Tudo bem no ano que vem (Same time, next year, EUA, 1978), de Robert Mulligan. Com Ellen Burstyn (Dóris), Alan Alda (George).

A navalha na carne

A navalha na carne, adaptação da peça de Plínio Marcos, é exemplo do uso competente das estratégias narrativas do cinema e do teatro. Os primeiros trinta minutos são um exercício de narrativa cinematográfica. A prostituta Norma Sueli acorda e deixa Vado, seu cafetão, na cama. Ela vai para as ruas trabalhar. São quase trinta minutos de som ambiente, sem falas, alternando cenas de Norma Sueli nas ruas e na cama com um cliente, o homossexual Veludo entrando e saindo do quarto de Vado, seduzindo a seguir um rapaz. Imagens que se sucedem sem falas, preparando o espectador para o conflito.

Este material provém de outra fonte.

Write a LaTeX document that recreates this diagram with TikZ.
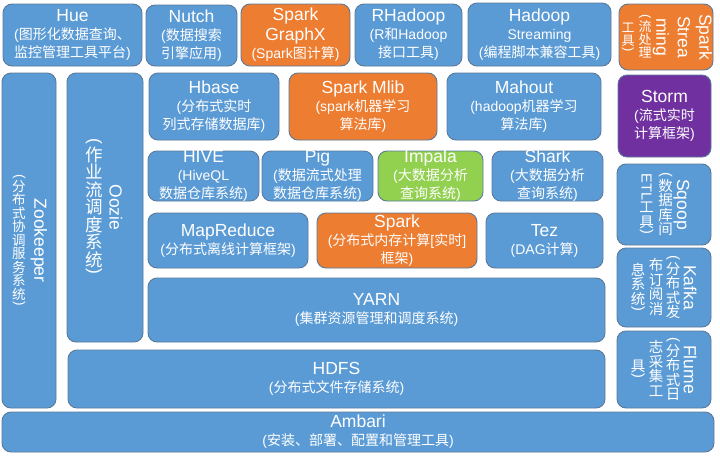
\documentclass[tikz,border=0pt]{standalone}
\usepackage{fontspec}
\usepackage{graphicx}
\setmainfont{Liberation Sans}
\newfontfamily\cjk{Noto Sans CJK SC}

\definecolor{bluefill}{HTML}{5B9BD5}
\definecolor{orangefill}{HTML}{ED7D31}
\definecolor{greenfill}{HTML}{92D050}
\definecolor{purplefill}{HTML}{7030A0}
\definecolor{edgecol}{HTML}{5A7A9C}

% text helpers
\newcommand{\zh}[1]{{\cjk #1}}
\newcommand{\hdr}[1]{{\fontsize{17.5}{19}\selectfont #1}}
\newcommand{\vhdr}[1]{$\vcenter{\hbox to 0pt{\hss\rotatebox[origin=c]{-90}{\hdr{#1}}\hss}}$}
\newcommand{\vbit}[1]{\hbox to 0pt{\hss\rotatebox[origin=c]{-90}{\rmfamily #1}\hss}}
\newcommand{\vchar}[1]{\hbox to 0pt{\hss\vrule height .86em depth .14em width 0pt #1\hss}}
\newcommand{\vchars}[1]{\vcharsloop#1\relax}
\def\vcharsloop#1{\ifx\relax#1\else\vchar{#1}\expandafter\vcharsloop\fi}
\newcommand{\vcolumn}[2][14.5]{$\vcenter{\cjk\fontsize{#1}{#1}\selectfont\baselineskip=0pt\lineskip=0pt\lineskiplimit=0pt #2}$}

% box from (x1,y1) to (x2,y2), text at its centre
\newcommand{\blk}[7]{%
  \node[box=#2, minimum width={(#5)-(#3)}, minimum height={(#6)-(#4)}] (#1) at ({((#3)+(#5))/2},{((#4)+(#6))/2}) {};
  \node[lbl] (#1-txt) at (#1.center) {#7};
}

\begin{document}
\begin{tikzpicture}[x=1pt,y=-1pt,
  box/.style={draw=edgecol, line width=0.9pt, rounded corners=9pt, fill=#1, inner sep=0pt, outer sep=0pt},
  lbl/.style={text=white, align=center, inner sep=0pt, font=\fontsize{14}{18}\selectfont}]

\useasboundingbox (0,0) rectangle (720,461);
\fill[white] (0,0) rectangle (720,461);

% top row
\blk{hue}{bluefill}{3}{4}{142}{66}{\hdr{Hue}\\(\zh{图形化数据查询、}\\\zh{监控管理工具平台})}
\blk{nutch}{bluefill}{146}{5}{237}{66}{\hdr{Nutch}\\(\zh{数据搜索}\\\zh{引擎应用})}
\blk{graphx}{orangefill}{241}{4}{350}{66}{\hdr{Spark}\\[2pt]\hdr{GraphX}\\(Spark\zh{图计算})}
\blk{rhadoop}{bluefill}{355}{4}{462}{66}{\hdr{RHadoop}\\(R\zh{和}Hadoop\\\zh{接口工具})}
\blk{hstream}{bluefill}{468}{3}{611}{66}{\hdr{Hadoop}\\Streaming\\(\zh{编程脚本兼容工具})}
\blk{sstream}{orangefill}{619}{4}{713}{70}{\vcolumn[13]{\vchars{工具}\vbit{)}}\hspace{17pt}\vcolumn[13]{\vbit{(}\vchars{流处理}}\hspace{16pt}\vhdr{ming}\hspace{23pt}\vhdr{Strea}\hspace{20pt}\vhdr{Spark}}

% left columns
\blk{zk}{bluefill}{2}{73}{56}{408}{\vcolumn[13.5]{\vbit{(}\vchars{分布式协调服务系统}\vbit{)}}\hspace{20pt}\vhdr{Zookeeper}}
\blk{oozie}{bluefill}{67}{73}{143}{342}{\vcolumn[17.5]{\vbit{(}\vchars{作业流调度系统}\vbit{)}}\hspace{22pt}\vhdr{Oozie}}

% middle rows
\blk{hbase}{bluefill}{149}{73}{279}{140}{\hdr{Hbase}\\(\zh{分布式实时}\\\zh{列式存储数据库})}
\blk{mlib}{orangefill}{289}{73}{437}{140}{\hdr{Spark Mlib}\\(spark\zh{机器学习}\\\zh{算法库})}
\blk{mahout}{bluefill}{447}{73}{601}{140}{\hdr{Mahout}\\(hadoop\zh{机器学习}\\\zh{算法库})}

\blk{hive}{bluefill}{148}{151}{259}{201}{\hdr{HIVE}\\(HiveQL\\\zh{数据仓库系统})}
\blk{pig}{bluefill}{262}{151}{373}{201}{\hdr{Pig}\\(\zh{数据流式处理}\\\zh{数据仓库系统})}
\blk{impala}{greenfill}{378}{151}{483}{201}{\hdr{Impala}\\(\zh{大数据分析}\\\zh{查询系统})}
\blk{shark}{bluefill}{492}{151}{603}{201}{\hdr{Shark}\\(\zh{大数据分析}\\\zh{查询系统})}

\blk{mapred}{bluefill}{148}{213}{308}{268}{\hdr{MapReduce}\\(\zh{分布式离线计算框架})}
\blk{spark}{orangefill}{317}{213}{477}{268}{\hdr{Spark}\\(\zh{分布式内存计算}[\zh{实时}]\\\zh{框架})}
\blk{tez}{bluefill}{486}{213}{603}{268}{\hdr{Tez}\\(DAG\zh{计算})}

\blk{yarn}{bluefill}{148}{278}{605}{342}{\hdr{YARN}\\(\zh{集群资源管理和调度系统})}
\blk{hdfs}{bluefill}{68}{350}{605}{408}{\hdr{HDFS}\\(\zh{分布式文件存储系统})}
\blk{ambari}{bluefill}{2}{412}{714}{452}{\hdr{Ambari}\\(\zh{安装、部署、配置和管理工具})}

% right column
\blk{storm}{purplefill}{618}{75}{711}{157}{\hdr{Storm}\\(\zh{流式实时}\\\zh{计算框架})}
\blk{sqoop}{bluefill}{617}{164}{711}{245}{\vcolumn{\vbit{ETL}\vchars{工具}\vbit{)}}\hspace{19pt}\vcolumn{\vbit{(}\vchars{数据库间}}\hspace{16pt}\vhdr{Sqoop}}
\blk{kafka}{bluefill}{617}{248}{711}{327}{\vcolumn{\vchars{息系统}\vbit{)}}\hspace{18pt}\vcolumn{\vchars{布订阅消}}\hspace{17pt}\vcolumn{\vbit{(}\vchars{分布式发}}\hspace{17pt}\vhdr{Kafka}}
\blk{flume}{bluefill}{617}{331}{711}{408}{\vcolumn{\vchars{具}\vbit{)}}\hspace{18pt}\vcolumn{\vchars{志采集工}}\hspace{17pt}\vcolumn{\vbit{(}\vchars{分布式日}}\hspace{17pt}\vhdr{Flume}}

\end{tikzpicture}
\end{document}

Quando a prostituta volta ao quarto de Vado, o teatro toma conta da narrativa, um violento confronto entre os três protagonistas. Veludo é acusado por Norma Sueli e Vado de roubo e tem que se defender. Mas o verdadeiro conflito é psicológico, os personagens se revelando através da guerra de palavras, gestos contraditórios, desejos. Cinema ou teatro, não importa, A navalha na carne é estudo da natureza humana que se esconde e se revela entre quatro paredes.

A navalha na carne (Brasil, 1969), de Braz Chediak. Com Jece Valadão (Vado), Glauce Rocha (Norma Sueli), Emiliano Queiroz (Veludo).